Avoir réussi le concours de l'école des Gobelins l'a en revanche convaincu que le dessin était "quelque chose d'estimable", lui qui avait toujours crayonné, "d'abord pour qu'on s'intéresse à moi, enfant. Puis ado, j'ai utilisé le dessin pour m’évader du quotidien, et une fois que je suis devenu adulte, le dessin m'a permis de vivre. J'ai une haute estime de cette activité car ça m’est aussi essentiel que manger ou boire."
L'exposition consacrée à Riad Sattouf aura lieu du 14 novembre au 11 mars à la bibliothèque du centre Pompidou.
Ami avec Emile Bravo.
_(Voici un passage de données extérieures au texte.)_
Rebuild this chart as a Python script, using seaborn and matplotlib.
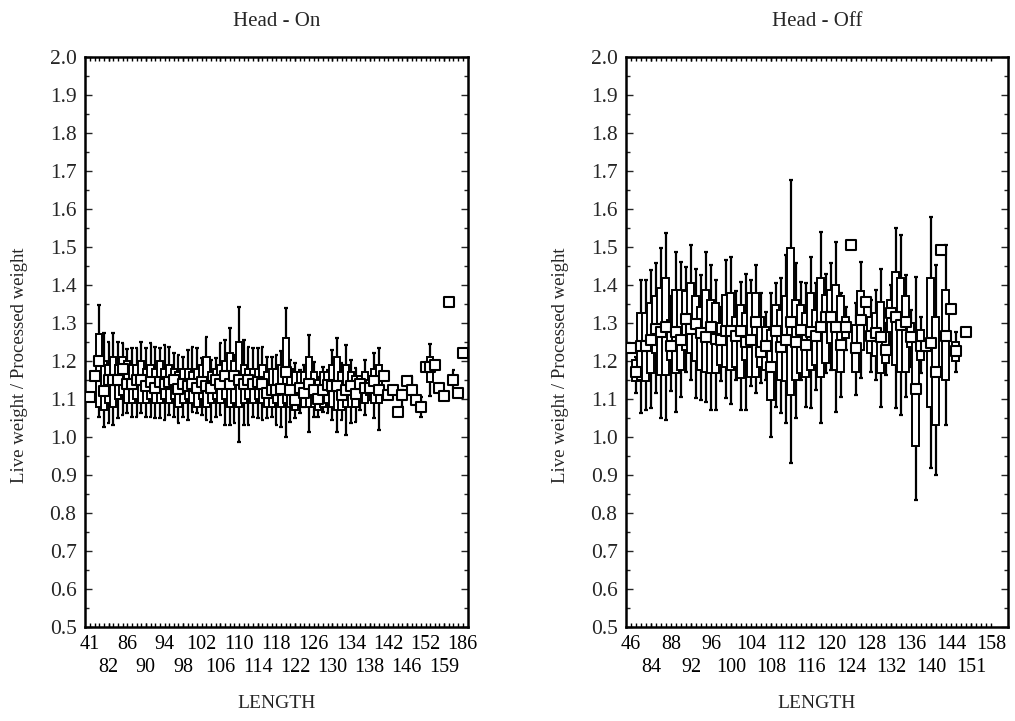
import numpy as np
import pandas as pd
import matplotlib
matplotlib.use("Agg")
import matplotlib.pyplot as plt
from matplotlib.ticker import MultipleLocator, FormatStrFormatter, FixedLocator
import seaborn as sns

nan = np.nan

# ---- Head - On : one entry per LENGTH category (mean, box, whiskers) ----
on_labels = ['41', '82', '86', '90', '94', '98', '102', '106', '110', '114', '118',
             '122', '126', '130', '134', '138', '142', '146', '152', '159', '186']
on_mean = [1.105, 1.16, 1.20, 1.12, 1.15, 1.15, 1.15, 1.18, 1.14, 1.14,
           1.15, 1.15, 1.135, 1.145, 1.13, 1.145, 1.14, 1.145, 1.15, 1.125,
           1.14, 1.135, 1.14, 1.13, 1.145, 1.135, 1.13, 1.15, 1.14, 1.16,
           1.14, 1.16, 1.15, 1.14, 1.15, 1.14, 1.145, 1.14, 1.115, 1.124,
           1.124, 1.125, 1.172, 1.124, 1.097, 1.128, 1.115, 1.14, 1.124, 1.10,
           1.124, 1.137, 1.133, 1.133, 1.11, 1.124, 1.133, 1.113, 1.14, 1.13,
           1.13, 1.146, 1.124, 1.16, 1.11, 1.124, 1.065, 1.11, 1.146, 1.124,
           1.098, 1.079, 1.183, 1.183, 1.19, 1.13, 1.108, 1.355, 1.15, 1.115, 1.22]
on_q1 = [nan, nan, 1.08, 1.07, 1.09, 1.08, 1.10, 1.11, 1.09, 1.09,
         1.10, 1.09, 1.09, 1.10, 1.09, 1.09, 1.10, 1.09, 1.10, 1.08,
         1.09, 1.10, 1.09, 1.08, 1.10, 1.08, 1.09, 1.10, 1.09, 1.10,
         1.08, 1.09, 1.08, 1.09, 1.10, 1.09, 1.10, 1.09, 1.08, 1.08,
         1.09, 1.08, 1.09, 1.08, 1.07, 1.09, 1.08, 1.08, 1.08, 1.07,
         1.08, 1.09, 1.08, 1.07, 1.07, 1.08, 1.08, 1.08, 1.10, 1.09,
         1.11, 1.09, 1.09, nan, nan, nan, nan, nan, nan, nan,
         nan, nan, nan, 1.145, nan, nan, nan, nan, nan, nan, nan]
on_q3 = [nan, nan, 1.27, 1.20, 1.19, 1.21, 1.19, 1.21, 1.20, 1.19,
         1.19, 1.20, 1.18, 1.19, 1.18, 1.20, 1.18, 1.19, 1.18, 1.17,
         1.18, 1.18, 1.17, 1.18, 1.19, 1.21, 1.17, 1.18, 1.19, 1.20,
         1.22, 1.20, 1.25, 1.19, 1.18, 1.18, 1.18, 1.19, 1.17, 1.18,
         1.18, 1.19, 1.26, 1.18, 1.17, 1.17, 1.17, 1.21, 1.17, 1.15,
         1.17, 1.17, 1.19, 1.21, 1.17, 1.19, 1.17, 1.16, 1.16, 1.17,
         1.15, 1.18, 1.19, nan, nan, nan, nan, nan, nan, nan,
         nan, nan, nan, 1.21, nan, nan, nan, nan, nan, nan, nan]
on_wlo = [nan, nan, 1.053, 1.027, 1.036, 1.032, 1.049, 1.058, 1.062, 1.053,
          1.053, 1.062, 1.053, 1.053, 1.049, 1.049, 1.045, 1.058, 1.053, 1.036,
          1.053, 1.045, 1.067, 1.062, 1.058, 1.045, 1.040, 1.053, 1.058, 1.032,
          1.032, 1.036, 0.988, 1.032, 1.032, 1.053, 1.049, 1.045, 1.049, 1.053,
          1.032, 1.027, 1.001, 1.040, 1.049, 1.062, 1.080, 1.014, 1.053, 1.053,
          1.067, 1.062, 1.045, 1.014, 1.045, 1.005, 1.036, 1.040, 1.071, 1.058,
          1.097, 1.049, 1.018, nan, nan, nan, nan, 1.080, nan, 1.10,
          nan, 1.053, nan, 1.107, nan, nan, nan, nan, 1.124, nan, nan]
on_whi = [nan, nan, 1.347, 1.273, 1.251, 1.273, 1.251, 1.247, 1.231, 1.233,
          1.233, 1.251, 1.233, 1.247, 1.238, 1.233, 1.243, 1.238, 1.220, 1.216,
          1.211, 1.229, 1.238, 1.233, 1.207, 1.264, 1.203, 1.207, 1.247, 1.255,
          1.286, 1.216, 1.343, 1.255, 1.238, 1.233, 1.233, 1.238, 1.211, 1.211,
          1.216, 1.225, 1.339, 1.203, 1.194, 1.177, 1.190, 1.268, 1.198, 1.159,
          1.185, 1.177, 1.229, 1.260, 1.194, 1.242, 1.203, 1.181, 1.154, 1.203,
          1.150, 1.220, 1.233, nan, nan, nan, nan, 1.124, nan, 1.16,
          nan, 1.106, nan, 1.245, nan, nan, nan, nan, 1.177, nan, nan]

# ---- Head - Off ----
off_labels = ['46', '84', '88', '92', '96', '100', '104', '108', '112', '116',
              '120', '124', '128', '132', '136', '140', '144', '151', '158']
off_mean = [1.233, 1.172, 1.240, 1.24, 1.254, 1.285, 1.276, 1.289, 1.24, 1.276,
            1.254, 1.31, 1.285, 1.298, 1.273, 1.263, 1.289, 1.258, 1.254, 1.28,
            1.28, 1.267, 1.28, 1.25, 1.254, 1.302, 1.224, 1.24, 1.185, 1.28,
            1.236, 1.254, 1.302, 1.251, 1.282, 1.242, 1.277, 1.266, 1.290, 1.317,
            1.315, 1.290, 1.242, 1.290, 1.505, 1.233, 1.308, 1.356, 1.266, 1.273,
            1.264, 1.229, 1.326, 1.315, 1.295, 1.303, 1.264, 1.126, 1.240, 1.240,
            1.248, 1.172, 1.492, 1.266, 1.336, 1.225, nan, 1.275, nan, nan,
            nan, nan, nan]
off_q1 = [nan, 1.146, 1.150, 1.146, 1.168, 1.220, 1.164, 1.164, 1.203, 1.168,
          1.176, 1.229, 1.220, 1.199, 1.176, 1.172, 1.168, 1.168, 1.190, 1.185,
          1.176, 1.185, 1.155, 1.203, 1.159, 1.159, 1.185, 1.176, 1.097, 1.181,
          1.150, 1.146, 1.111, 1.150, 1.168, 1.159, 1.176, 1.190, 1.159, 1.194,
          1.247, 1.176, 1.172, 1.260, nan, 1.172, 1.229, nan, 1.220, 1.212,
          1.168, 1.194, 1.277, 1.190, 1.172, 1.172, 1.238, 0.975, 1.203, nan,
          1.080, 1.032, nan, 1.150, nan, 1.199, nan, nan, nan, nan,
          nan, nan, nan]
off_q3 = [nan, 1.203, 1.326, 1.326, 1.352, 1.370, 1.391, 1.418, 1.308, 1.387,
          1.387, 1.383, 1.404, 1.370, 1.343, 1.387, 1.361, 1.352, 1.299, 1.374,
          1.378, 1.317, 1.348, 1.326, 1.378, 1.378, 1.317, 1.290, 1.282, 1.348,
          1.334, 1.370, 1.496, 1.361, 1.348, 1.326, 1.378, 1.334, 1.418, 1.374,
          1.387, 1.400, 1.370, 1.317, nan, 1.295, 1.383, nan, 1.317, 1.326,
          1.356, 1.277, 1.361, 1.435, 1.418, 1.370, 1.299, 1.255, 1.282, nan,
          1.418, 1.317, nan, 1.387, nan, 1.251, nan, nan, nan, nan,
          nan, nan, nan]
off_wlo = [nan, 1.115, 1.062, 1.071, 1.075, 1.115, 1.049, 1.045, 1.120, 1.066,
           1.106, 1.172, 1.150, 1.102, 1.097, 1.093, 1.071, 1.071, 1.146, 1.102,
           1.088, 1.150, 1.071, 1.071, 1.133, 1.115, 1.141, 1.150, 1.001, 1.080,
           1.062, 1.036, 0.932, 1.049, 1.150, 1.080, 1.075, 1.124, 1.036, 1.168,
           1.176, 1.066, 1.106, 1.229, nan, 1.111, 1.155, nan, 1.172, 1.150,
           1.080, 1.164, 1.238, 1.075, 1.057, 1.106, 1.185, 0.835, 1.168, nan,
           0.919, 0.901, nan, 1.032, nan, 1.172, nan, nan, nan, nan,
           nan, nan, nan]
off_whi = [nan, 1.210, 1.413, 1.413, 1.439, 1.457, 1.496, 1.536, 1.370, 1.487,
           1.461, 1.448, 1.505, 1.443, 1.426, 1.487, 1.452, 1.413, 1.343, 1.465,
           1.474, 1.383, 1.409, 1.430, 1.413, 1.452, 1.378, 1.330, 1.378, 1.404,
           1.418, 1.479, 1.676, 1.457, 1.409, 1.404, 1.474, 1.404, 1.540, 1.430,
           1.457, 1.514, 1.378, 1.343, nan, 1.352, 1.461, nan, 1.361, 1.387,
           1.443, 1.299, 1.400, 1.549, 1.532, 1.426, 1.334, 1.422, 1.317, nan,
           1.580, 1.452, nan, 1.505, nan, 1.277, nan, nan, nan, nan,
           nan, nan, nan]


def draw_panel(ax, mean, q1, q3, wlo, whi, labels, title, xlim, width):
    x = np.arange(len(mean))
    for i in x:
        z = 2 + i * 0.01
        if not np.isnan(whi[i]):
            ax.vlines(i, wlo[i], whi[i], color='black', lw=1.6, zorder=z)
            ax.hlines([wlo[i], whi[i]], i - 0.4, i + 0.4, color='black', lw=1.6, zorder=z)
        if not np.isnan(q1[i]):
            ax.bar(i, q3[i] - q1[i], bottom=q1[i], width=width, facecolor='white',
                   edgecolor='black', linewidth=1.4, zorder=z + 0.005)
    df = pd.DataFrame({'cat': x, 'mean': mean}).dropna()
    sns.scatterplot(data=df, x='cat', y='mean', marker='s', s=44, color='white',
                    edgecolor='black', linewidth=1.5, zorder=10, ax=ax, legend=False)

    # every category gets a tick; labels every 4th category, two staggered rows
    ticklabels = [''] * len(mean)
    row2_pos, row2_lab = [], []
    for k, lab in enumerate(labels):
        if k % 2 == 0:
            ticklabels[4 * k] = lab
        else:
            row2_pos.append(4 * k)
            row2_lab.append(lab)
    ax.set_xticks(x)
    ax.set_xticklabels(ticklabels)
    ax.xaxis.remove_overlapping_locs = False
    ax.xaxis.set_minor_locator(FixedLocator(row2_pos))
    ax.set_xticklabels(row2_lab, minor=True)
    ax.set_xlim(*xlim)
    ax.set_ylim(0.5, 2.0)
    ax.yaxis.set_major_locator(MultipleLocator(0.1))
    ax.yaxis.set_minor_locator(MultipleLocator(0.05))
    ax.yaxis.set_major_formatter(FormatStrFormatter('%.1f'))
    ax.tick_params(axis='x', which='major', direction='in', length=3, width=1,
                   top=True, bottom=True, labelsize=14.5, pad=6, colors='black')
    ax.tick_params(axis='x', which='minor', direction='in', length=3, width=1,
                   top=True, bottom=True, labelsize=14.5, pad=22, colors='black')
    ax.tick_params(axis='y', which='major', direction='in', length=5, width=1,
                   left=True, right=True, labelsize=15.5, pad=6)
    ax.tick_params(axis='y', which='minor', direction='in', length=3, width=1,
                   left=True, right=True)
    for s in ax.spines.values():
        s.set_linewidth(1.8)
        s.set_color('black')
        s.set_visible(True)
    ax.set_title(title, fontsize=15, pad=22)
    ax.set_xlabel('LENGTH', fontsize=14, labelpad=13)
    ax.set_ylabel('Live weight / Processed weight', fontsize=13.5)
    ax.yaxis.set_label_coords(-0.15, 0.46)
    ax.grid(False)


sns.set_style('ticks')
plt.rcParams['font.family'] = ['Liberation Serif', 'DejaVu Serif']

fig = plt.figure(figsize=(10.15, 7.21), dpi=100)
ax1 = fig.add_axes([0.0837, 0.1304, 0.3773, 0.7906])
ax2 = fig.add_axes([0.6167, 0.1304, 0.3764, 0.7906])

draw_panel(ax1, on_mean, on_q1, on_q3, on_wlo, on_whi, on_labels, 'Head - On',
           (-1.07, 81.1), 1.35)
draw_panel(ax2, off_mean, off_q1, off_q3, off_wlo, off_whi, off_labels, 'Head - Off',
           (-1.0, 75.4), 1.4)

fig.savefig('out.png', dpi=100, facecolor='white')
Après un passage à la bibliothèque, c'est au Café Beaubourg que les deux hommes se rendent. Riad Sattouf continue les confidences : "J’ai essayé d’être un sportif, mais je n'étais pas très bon dans la coordination de mes mouvements, j'avais une voix un peu efféminée, beaucoup de mal à être considéré comme un vrai garçon par les autres garçons. Ça m’a éveillé très tôt sur cette espèce d’échelle sur laquelle on est digne d’être un homme ou qu’on aura toujours des efforts à faire." Arrivés au café, ils y retrouvent Emile Bravo, lui aussi auteur. Il est aux commandes de Spirou. "Emile, c'est l'un des premiers que j'ai rencontrés" parmi les auteurs de BD, explique Riad Sattouf. "Il est très encourageant."
En terrasse du Café Beaubourg avec Emile Bravo.
"Optimiste" pour l'avenir. L'ami raconte qu'au départ, Riad Sattouf visait l'héroïc fantaisy, avant de se raviser. "J'avais une attitude trop fan". Le passé évoqué, ils se mettent à parler... du futur. "Je n’aurais jamais pu imaginer quelqu’un comme Donald Trump, je me serais dit que c'était trop ridicule et énorme, trop débile. Le réel, souvent, dépasse la fiction et lui fait beaucoup de mal. Et en même temps, je suis optimiste. L’être humain lutte pour sa survie, ne veut pas mourir, il va découvrir l’immortalité. C’est le chemin que va prendre la science."